→ **Directive**: Without including any images, repeat the data exactly.

→ **Data**:
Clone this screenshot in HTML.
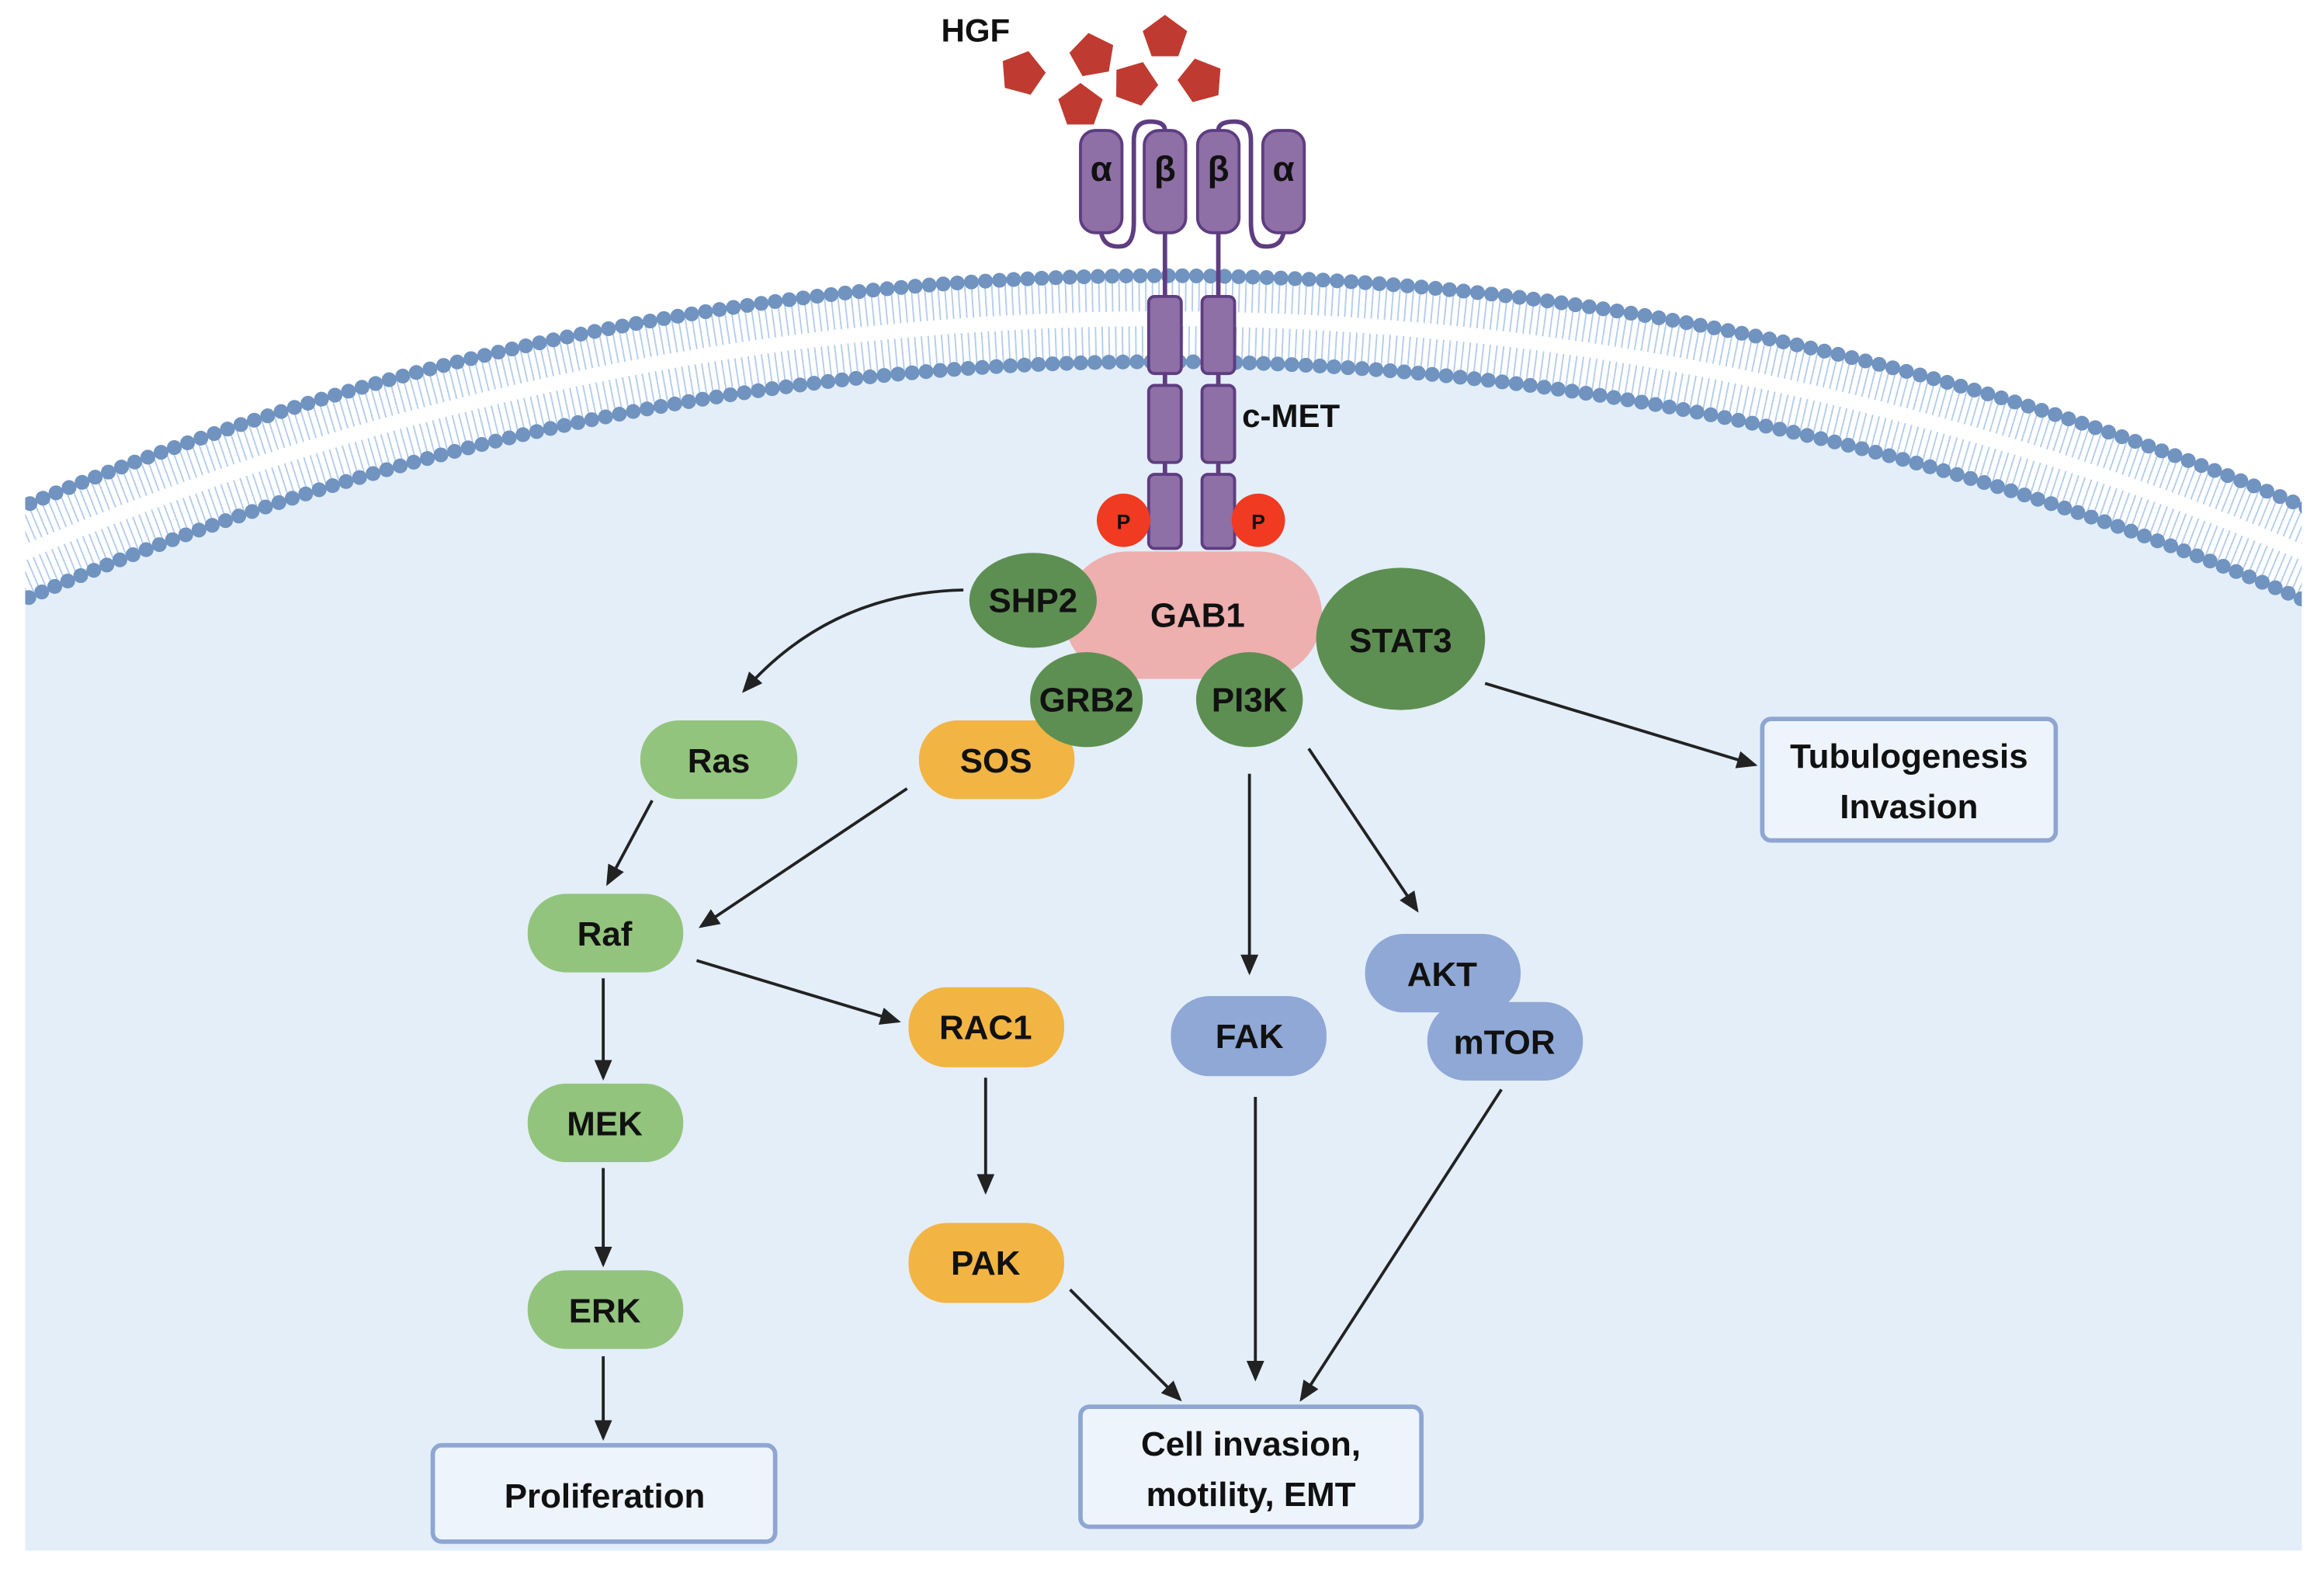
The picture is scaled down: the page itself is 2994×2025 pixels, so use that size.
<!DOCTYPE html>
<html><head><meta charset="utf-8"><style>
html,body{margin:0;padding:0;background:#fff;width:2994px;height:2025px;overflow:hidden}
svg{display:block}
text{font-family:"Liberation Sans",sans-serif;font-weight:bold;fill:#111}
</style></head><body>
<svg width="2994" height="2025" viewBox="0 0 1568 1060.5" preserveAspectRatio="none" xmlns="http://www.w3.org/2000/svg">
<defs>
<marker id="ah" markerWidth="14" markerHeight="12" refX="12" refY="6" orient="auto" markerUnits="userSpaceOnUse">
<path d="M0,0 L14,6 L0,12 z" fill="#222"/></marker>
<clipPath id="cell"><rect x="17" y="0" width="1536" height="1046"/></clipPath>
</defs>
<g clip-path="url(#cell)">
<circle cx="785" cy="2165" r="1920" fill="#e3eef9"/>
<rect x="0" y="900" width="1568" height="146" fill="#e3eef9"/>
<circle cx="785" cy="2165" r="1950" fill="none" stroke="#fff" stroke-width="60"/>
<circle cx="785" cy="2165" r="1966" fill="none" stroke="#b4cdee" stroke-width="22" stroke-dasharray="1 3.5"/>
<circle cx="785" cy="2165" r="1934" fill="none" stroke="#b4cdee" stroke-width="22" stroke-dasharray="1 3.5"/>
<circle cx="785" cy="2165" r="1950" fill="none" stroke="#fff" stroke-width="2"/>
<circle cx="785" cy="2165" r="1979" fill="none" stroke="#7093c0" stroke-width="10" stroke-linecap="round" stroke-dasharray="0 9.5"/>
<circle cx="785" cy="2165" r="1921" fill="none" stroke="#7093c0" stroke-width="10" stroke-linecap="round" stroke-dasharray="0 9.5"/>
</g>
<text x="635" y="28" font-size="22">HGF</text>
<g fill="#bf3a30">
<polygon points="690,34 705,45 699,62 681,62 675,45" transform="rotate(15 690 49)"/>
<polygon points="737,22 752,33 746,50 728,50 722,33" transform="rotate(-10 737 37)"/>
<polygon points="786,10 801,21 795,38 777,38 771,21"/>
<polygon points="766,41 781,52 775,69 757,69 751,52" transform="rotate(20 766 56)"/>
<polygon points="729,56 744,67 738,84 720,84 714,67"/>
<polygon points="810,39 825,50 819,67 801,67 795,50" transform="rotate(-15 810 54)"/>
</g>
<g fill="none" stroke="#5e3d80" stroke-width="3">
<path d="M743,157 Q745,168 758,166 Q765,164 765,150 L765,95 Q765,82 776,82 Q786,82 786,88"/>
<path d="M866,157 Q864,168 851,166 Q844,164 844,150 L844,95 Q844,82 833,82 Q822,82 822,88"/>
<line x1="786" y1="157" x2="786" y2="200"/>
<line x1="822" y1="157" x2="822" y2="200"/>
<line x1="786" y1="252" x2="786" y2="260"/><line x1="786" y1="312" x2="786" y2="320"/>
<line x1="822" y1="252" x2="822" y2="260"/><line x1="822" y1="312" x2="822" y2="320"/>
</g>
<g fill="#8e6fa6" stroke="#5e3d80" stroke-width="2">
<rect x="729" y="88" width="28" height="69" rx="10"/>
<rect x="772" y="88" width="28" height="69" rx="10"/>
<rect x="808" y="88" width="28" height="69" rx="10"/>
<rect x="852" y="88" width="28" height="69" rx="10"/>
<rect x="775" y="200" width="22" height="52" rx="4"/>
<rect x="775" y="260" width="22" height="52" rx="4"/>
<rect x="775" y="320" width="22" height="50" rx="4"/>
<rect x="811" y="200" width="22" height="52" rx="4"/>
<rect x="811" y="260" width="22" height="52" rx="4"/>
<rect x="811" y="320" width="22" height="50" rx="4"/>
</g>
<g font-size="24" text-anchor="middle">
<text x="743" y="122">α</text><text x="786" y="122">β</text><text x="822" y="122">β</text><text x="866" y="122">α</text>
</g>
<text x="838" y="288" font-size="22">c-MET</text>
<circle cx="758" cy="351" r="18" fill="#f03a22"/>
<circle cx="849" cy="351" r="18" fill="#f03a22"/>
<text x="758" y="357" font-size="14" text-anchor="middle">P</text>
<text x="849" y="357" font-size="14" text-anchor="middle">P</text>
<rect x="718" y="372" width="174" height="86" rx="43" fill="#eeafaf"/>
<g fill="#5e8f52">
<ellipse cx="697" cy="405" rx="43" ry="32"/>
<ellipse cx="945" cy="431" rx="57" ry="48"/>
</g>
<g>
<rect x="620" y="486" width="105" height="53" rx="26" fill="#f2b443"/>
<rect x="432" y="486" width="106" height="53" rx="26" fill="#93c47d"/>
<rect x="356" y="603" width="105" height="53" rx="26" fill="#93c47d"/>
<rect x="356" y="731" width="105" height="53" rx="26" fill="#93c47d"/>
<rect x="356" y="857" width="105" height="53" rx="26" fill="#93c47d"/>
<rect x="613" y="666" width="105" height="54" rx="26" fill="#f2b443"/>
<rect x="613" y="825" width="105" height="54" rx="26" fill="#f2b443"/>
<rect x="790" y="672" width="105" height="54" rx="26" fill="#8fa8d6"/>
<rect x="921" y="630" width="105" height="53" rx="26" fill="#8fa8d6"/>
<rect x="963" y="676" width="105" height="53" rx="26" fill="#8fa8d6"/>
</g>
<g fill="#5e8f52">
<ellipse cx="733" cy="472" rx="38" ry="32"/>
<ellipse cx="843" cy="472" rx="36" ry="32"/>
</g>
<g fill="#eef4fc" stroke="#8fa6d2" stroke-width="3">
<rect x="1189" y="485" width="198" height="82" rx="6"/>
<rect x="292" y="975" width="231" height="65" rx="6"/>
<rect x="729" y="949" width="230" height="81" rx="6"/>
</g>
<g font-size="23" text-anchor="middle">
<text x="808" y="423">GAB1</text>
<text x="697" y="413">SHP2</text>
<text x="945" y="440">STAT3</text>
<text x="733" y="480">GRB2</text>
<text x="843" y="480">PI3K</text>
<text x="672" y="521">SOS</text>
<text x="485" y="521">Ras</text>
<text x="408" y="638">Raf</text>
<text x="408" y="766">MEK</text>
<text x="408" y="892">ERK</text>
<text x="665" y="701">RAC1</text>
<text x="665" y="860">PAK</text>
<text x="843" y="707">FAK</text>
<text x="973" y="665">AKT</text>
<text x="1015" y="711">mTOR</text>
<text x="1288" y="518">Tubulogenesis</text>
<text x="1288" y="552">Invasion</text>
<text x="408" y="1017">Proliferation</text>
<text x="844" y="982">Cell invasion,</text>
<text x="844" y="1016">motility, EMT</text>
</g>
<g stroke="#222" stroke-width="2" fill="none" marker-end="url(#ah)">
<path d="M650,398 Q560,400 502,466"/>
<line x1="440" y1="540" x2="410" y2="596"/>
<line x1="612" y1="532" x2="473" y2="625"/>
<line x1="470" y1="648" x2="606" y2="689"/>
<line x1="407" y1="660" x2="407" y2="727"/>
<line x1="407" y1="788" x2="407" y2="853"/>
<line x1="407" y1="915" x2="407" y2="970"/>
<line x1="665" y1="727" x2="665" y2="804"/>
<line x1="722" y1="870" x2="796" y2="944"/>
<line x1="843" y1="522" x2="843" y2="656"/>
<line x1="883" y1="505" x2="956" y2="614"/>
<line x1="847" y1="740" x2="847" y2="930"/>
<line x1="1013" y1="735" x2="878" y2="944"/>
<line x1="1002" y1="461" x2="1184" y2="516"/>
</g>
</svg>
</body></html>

→ **Result of this task**:
Clone this screenshot in HTML.
The picture is scaled down: the page itself is 2994×2025 pixels, so use that size.
<!DOCTYPE html>
<html><head><meta charset="utf-8"><style>
html,body{margin:0;padding:0;background:#fff;width:2994px;height:2025px;overflow:hidden}
svg{display:block}
text{font-family:"Liberation Sans",sans-serif;font-weight:bold;fill:#111}
</style></head><body>
<svg width="2994" height="2025" viewBox="0 0 1568 1060.5" preserveAspectRatio="none" xmlns="http://www.w3.org/2000/svg">
<defs>
<marker id="ah" markerWidth="14" markerHeight="12" refX="12" refY="6" orient="auto" markerUnits="userSpaceOnUse">
<path d="M0,0 L14,6 L0,12 z" fill="#222"/></marker>
<clipPath id="cell"><rect x="17" y="0" width="1536" height="1046"/></clipPath>
</defs>
<g clip-path="url(#cell)">
<circle cx="785" cy="2165" r="1920" fill="#e3eef9"/>
<rect x="0" y="900" width="1568" height="146" fill="#e3eef9"/>
<circle cx="785" cy="2165" r="1950" fill="none" stroke="#fff" stroke-width="60"/>
<circle cx="785" cy="2165" r="1966" fill="none" stroke="#b4cdee" stroke-width="22" stroke-dasharray="1 3.5"/>
<circle cx="785" cy="2165" r="1934" fill="none" stroke="#b4cdee" stroke-width="22" stroke-dasharray="1 3.5"/>
<circle cx="785" cy="2165" r="1950" fill="none" stroke="#fff" stroke-width="2"/>
<circle cx="785" cy="2165" r="1979" fill="none" stroke="#7093c0" stroke-width="10" stroke-linecap="round" stroke-dasharray="0 9.5"/>
<circle cx="785" cy="2165" r="1921" fill="none" stroke="#7093c0" stroke-width="10" stroke-linecap="round" stroke-dasharray="0 9.5"/>
</g>
<text x="635" y="28" font-size="22">HGF</text>
<g fill="#bf3a30">
<polygon points="690,34 705,45 699,62 681,62 675,45" transform="rotate(15 690 49)"/>
<polygon points="737,22 752,33 746,50 728,50 722,33" transform="rotate(-10 737 37)"/>
<polygon points="786,10 801,21 795,38 777,38 771,21"/>
<polygon points="766,41 781,52 775,69 757,69 751,52" transform="rotate(20 766 56)"/>
<polygon points="729,56 744,67 738,84 720,84 714,67"/>
<polygon points="810,39 825,50 819,67 801,67 795,50" transform="rotate(-15 810 54)"/>
</g>
<g fill="none" stroke="#5e3d80" stroke-width="3">
<path d="M743,157 Q745,168 758,166 Q765,164 765,150 L765,95 Q765,82 776,82 Q786,82 786,88"/>
<path d="M866,157 Q864,168 851,166 Q844,164 844,150 L844,95 Q844,82 833,82 Q822,82 822,88"/>
<line x1="786" y1="157" x2="786" y2="200"/>
<line x1="822" y1="157" x2="822" y2="200"/>
<line x1="786" y1="252" x2="786" y2="260"/><line x1="786" y1="312" x2="786" y2="320"/>
<line x1="822" y1="252" x2="822" y2="260"/><line x1="822" y1="312" x2="822" y2="320"/>
</g>
<g fill="#8e6fa6" stroke="#5e3d80" stroke-width="2">
<rect x="729" y="88" width="28" height="69" rx="10"/>
<rect x="772" y="88" width="28" height="69" rx="10"/>
<rect x="808" y="88" width="28" height="69" rx="10"/>
<rect x="852" y="88" width="28" height="69" rx="10"/>
<rect x="775" y="200" width="22" height="52" rx="4"/>
<rect x="775" y="260" width="22" height="52" rx="4"/>
<rect x="775" y="320" width="22" height="50" rx="4"/>
<rect x="811" y="200" width="22" height="52" rx="4"/>
<rect x="811" y="260" width="22" height="52" rx="4"/>
<rect x="811" y="320" width="22" height="50" rx="4"/>
</g>
<g font-size="24" text-anchor="middle">
<text x="743" y="122">α</text><text x="786" y="122">β</text><text x="822" y="122">β</text><text x="866" y="122">α</text>
</g>
<text x="838" y="288" font-size="22">c-MET</text>
<circle cx="758" cy="351" r="18" fill="#f03a22"/>
<circle cx="849" cy="351" r="18" fill="#f03a22"/>
<text x="758" y="357" font-size="14" text-anchor="middle">P</text>
<text x="849" y="357" font-size="14" text-anchor="middle">P</text>
<rect x="718" y="372" width="174" height="86" rx="43" fill="#eeafaf"/>
<g fill="#5e8f52">
<ellipse cx="697" cy="405" rx="43" ry="32"/>
<ellipse cx="945" cy="431" rx="57" ry="48"/>
</g>
<g>
<rect x="620" y="486" width="105" height="53" rx="26" fill="#f2b443"/>
<rect x="432" y="486" width="106" height="53" rx="26" fill="#93c47d"/>
<rect x="356" y="603" width="105" height="53" rx="26" fill="#93c47d"/>
<rect x="356" y="731" width="105" height="53" rx="26" fill="#93c47d"/>
<rect x="356" y="857" width="105" height="53" rx="26" fill="#93c47d"/>
<rect x="613" y="666" width="105" height="54" rx="26" fill="#f2b443"/>
<rect x="613" y="825" width="105" height="54" rx="26" fill="#f2b443"/>
<rect x="790" y="672" width="105" height="54" rx="26" fill="#8fa8d6"/>
<rect x="921" y="630" width="105" height="53" rx="26" fill="#8fa8d6"/>
<rect x="963" y="676" width="105" height="53" rx="26" fill="#8fa8d6"/>
</g>
<g fill="#5e8f52">
<ellipse cx="733" cy="472" rx="38" ry="32"/>
<ellipse cx="843" cy="472" rx="36" ry="32"/>
</g>
<g fill="#eef4fc" stroke="#8fa6d2" stroke-width="3">
<rect x="1189" y="485" width="198" height="82" rx="6"/>
<rect x="292" y="975" width="231" height="65" rx="6"/>
<rect x="729" y="949" width="230" height="81" rx="6"/>
</g>
<g font-size="23" text-anchor="middle">
<text x="808" y="423">GAB1</text>
<text x="697" y="413">SHP2</text>
<text x="945" y="440">STAT3</text>
<text x="733" y="480">GRB2</text>
<text x="843" y="480">PI3K</text>
<text x="672" y="521">SOS</text>
<text x="485" y="521">Ras</text>
<text x="408" y="638">Raf</text>
<text x="408" y="766">MEK</text>
<text x="408" y="892">ERK</text>
<text x="665" y="701">RAC1</text>
<text x="665" y="860">PAK</text>
<text x="843" y="707">FAK</text>
<text x="973" y="665">AKT</text>
<text x="1015" y="711">mTOR</text>
<text x="1288" y="518">Tubulogenesis</text>
<text x="1288" y="552">Invasion</text>
<text x="408" y="1017">Proliferation</text>
<text x="844" y="982">Cell invasion,</text>
<text x="844" y="1016">motility, EMT</text>
</g>
<g stroke="#222" stroke-width="2" fill="none" marker-end="url(#ah)">
<path d="M650,398 Q560,400 502,466"/>
<line x1="440" y1="540" x2="410" y2="596"/>
<line x1="612" y1="532" x2="473" y2="625"/>
<line x1="470" y1="648" x2="606" y2="689"/>
<line x1="407" y1="660" x2="407" y2="727"/>
<line x1="407" y1="788" x2="407" y2="853"/>
<line x1="407" y1="915" x2="407" y2="970"/>
<line x1="665" y1="727" x2="665" y2="804"/>
<line x1="722" y1="870" x2="796" y2="944"/>
<line x1="843" y1="522" x2="843" y2="656"/>
<line x1="883" y1="505" x2="956" y2="614"/>
<line x1="847" y1="740" x2="847" y2="930"/>
<line x1="1013" y1="735" x2="878" y2="944"/>
<line x1="1002" y1="461" x2="1184" y2="516"/>
</g>
</svg>
</body></html>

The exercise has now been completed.